June, 2000, Vol. 123, No. 6
A more secure future
Book reviews from past issues
A more secure future
Securing Prosperity: The American Labor Market: How It Has Changed and What to Do About It. By Paul Osterman. Princeton University Press, 1999, 222 pp. $24.95.
As the longest peacetime economic expansion continues, economists generally concede that all workers are not sharing equally in this new prosperity. Certain participants in the "new economy" seem to be benefiting, while others find their incomes stagnating. Record stock prices have not been matched by increases in wage rates and higher company earnings have not automatically translated into higher workers’ salaries. These discrepancies are the subject of Paul Osterman’s book, Securing Prosperity.

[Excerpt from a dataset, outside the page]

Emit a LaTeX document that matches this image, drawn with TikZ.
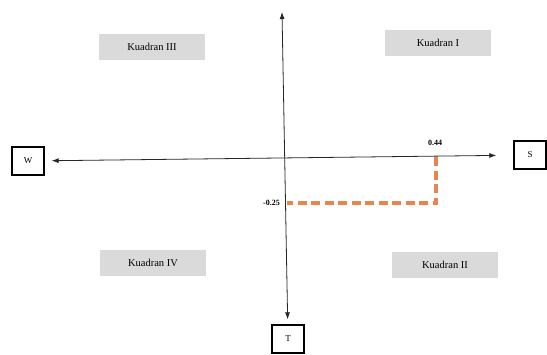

The role of institutions plays a major component in the book. His analysis and problem resolutions are tinted by his faith in the importance and predominance of institutions as a major player in labor markets, including big business, big government, and big labor. Both problems and solutions are defined within the context of institutions. In Osterman’s view, each of these institutions is partially responsible for problems in the current labor market and each have a role in the solution to those problems. Institutions become the counterweight to the vagaries of the marketplace.
In general, Osterman defines three main problems in today’s labor market: increasing income discrepancies between economic "winners" and "losers", greater job insecurity among workers, and a deficit of quality jobs. The book begins by discussing how the American economy has changed since World War II. While acknowledging that not all firms approached labor in the same manner, he feels that business and labor had a web of mutual obligations that defined the job market of the 1950s through the 1970s. The collapse of this web then becomes the fundamental cause of current problems. While the web collapsed for several reasons, the result was a loosening of the tie that bound workers to their employers. Companies gained new advantages over workers as power shifted from the worker to their employer.
Demonstrating the results of this collapse by citing a variety of statistical evidence, including several BLS surveys, Osterman argues that many workers are suffering from these looser attachments between employees and their employers. While acknowledging that changes in the workplace have benefited some workers, he rejects the notion that the changes have resulted in a "win-win" proposition for employees and firms. In general, he feels that new intermediaries must be created to replace the collapsed web of obligations shared between firms and their workers.
Having defined deteriorating labor market conditions for workers, he then devoted the rest of the book to discussing needed changes in labor policy. These new policies would be designed to build what he describes as "stronger labor market institutions." Osterman admits that past institutions such as Federal job training and the U.S. Employment Service have had a mixed record of results, yet he continues to have faith that institutional reform is the cornerstone to redressing shortcomings in the present labor market.
The new intermediaries would support a more mobile workforce and redress the balance of power between firms and their employees. Both government and non-government bodies may potentially house these new intermediaries. For example, he envisions a new type of worker association. The hybrid associations would more closely resemble current professional associations than current labor unions but would include representing workers with employers, and would include a broad range of professional and craft employees.
Osterman’s faith in institutions is impressive, but it is unclear whether the majority of American workers share this belief. Declining union membership and general sentiment against "big government" begs the question whether workers see government and labor institutions as the solution to their problems. Osterman himself admits that the current political climate precludes the opportunity for direct action at the national level, and it is doubtful if the constituency exists to form new labor policies. Thus, his call to action may go unheeded for the present.
In fact, only one institution, the courts, seems to be the present solution of choice for workers’ grievances against their employers. The loosening of ties between workers and their employers outlined in the book may have inadvertently given workers a greater propensity to seek redress through the administrative law and court system, rather than depend on changes in national policies. Ironically, in the end, business itself may turn to the political system for institutional relief, much as they did when the workers’ compensation system was instituted to offset numerous legal actions from individual employees. In this context, the book may serve as a better guide to future corporate action than for the workers it seeks to serve.